Yesterday, the Reuters news agency reported that the European Union and the Association of Southeast Asian Nations (ASEAN) plan to hold their first full summit later this year, in a climate of growing strategic tensions in Asia. According to an EU official cited by Reuters, the summit, which is yet to be publicly announced, will be held in Brussels on December 14.
The planned summit indicates that the two blocs are looking to develop their strategic relationship amid the growing geopolitical polarization that has followed the Russian invasion of Ukraine.
The push factor from the European side is clear. According to EU officials cited by Reuters, the European bloc desires a more robust presence in the region, against a backdrop of growing concern about China and the increasing strategic tension between Beijing and Washington. One official said it was a sign of “increasingly close relations in the current geopolitical context.”
The reported EU summit, which Reuters was unable to confirm with any Southeast Asian governments, comes amid the Biden administration’s increased outreach to ASEAN, which culminated in President Joe Biden’s hosting of a U.S.-ASEAN Special Summit in Washington in May.

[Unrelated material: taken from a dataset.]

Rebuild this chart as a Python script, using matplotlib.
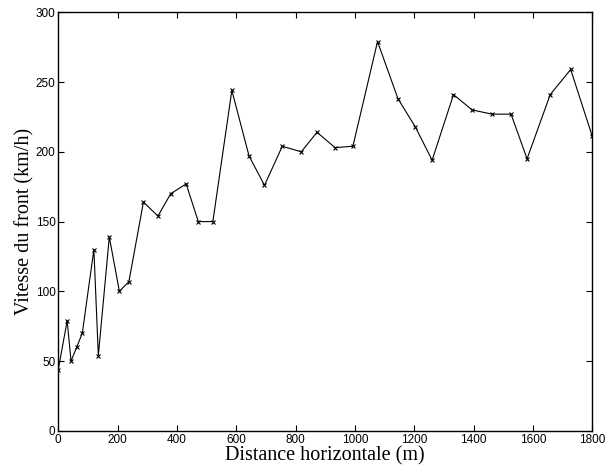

The Reuters report stated that security issues would be a key part of the discussions during the summit and that the EU would seek to clarify Southeast Asian nations’ stance on Russia’s invasion of Ukraine. Aside from Singapore, which has joined the international campaign of sanctions against Russia, most Southeast Asian governments have remained neutral on the war, viewing it as an essentially European conflict, despite being shaken by the economic reverberations of the war.
Even if they are unlikely to join the sanctions campaign, European diplomats will likely seek assurances from ASEAN partners that they will not help the Russian government circumvent Western sanctions.
For Southeast Asia, there are several good reasons to welcome a summit-level meeting with the EU. The first is the simple logic of diplomatic diversification. As one official who has been involved in talks with ASEAN governments told Reuters, “when it comes to hedging against the U.S.-China rivalry, the EU is always the very top answer in the region.”
The second is the clear economic benefit that the region stands to reap from closer relations with Brussels, which has shown itself willing and able to offer the trade and investment that for domestic political reasons is increasingly difficult for the United States. Two ASEAN nations have already agreed to free trade agreements with the EU – Singapore in 2019 and Vietnam in 2020 – and negotiations are ongoing between the EU and Malaysia, Thailand, the Philippines, and Indonesia.
The lack of such a robust economic pillar was one of the main shortcomings of the Indo-Pacific Economic Framework unveiled by the U.S. government earlier this year, which held out the prospect of signatories having to meet a range of benchmarks around labor rights and anti-corruption, without the lure of reduced tariffs or market access.
While the summit has yet to be confirmed or formally announced, the most pressing question is how far the perceptions and interests of the two sides overlap in a post-Ukraine world, and how much old areas of tension – including environmental and human rights issues – will impede fruitful interactions on other areas of mutual interest.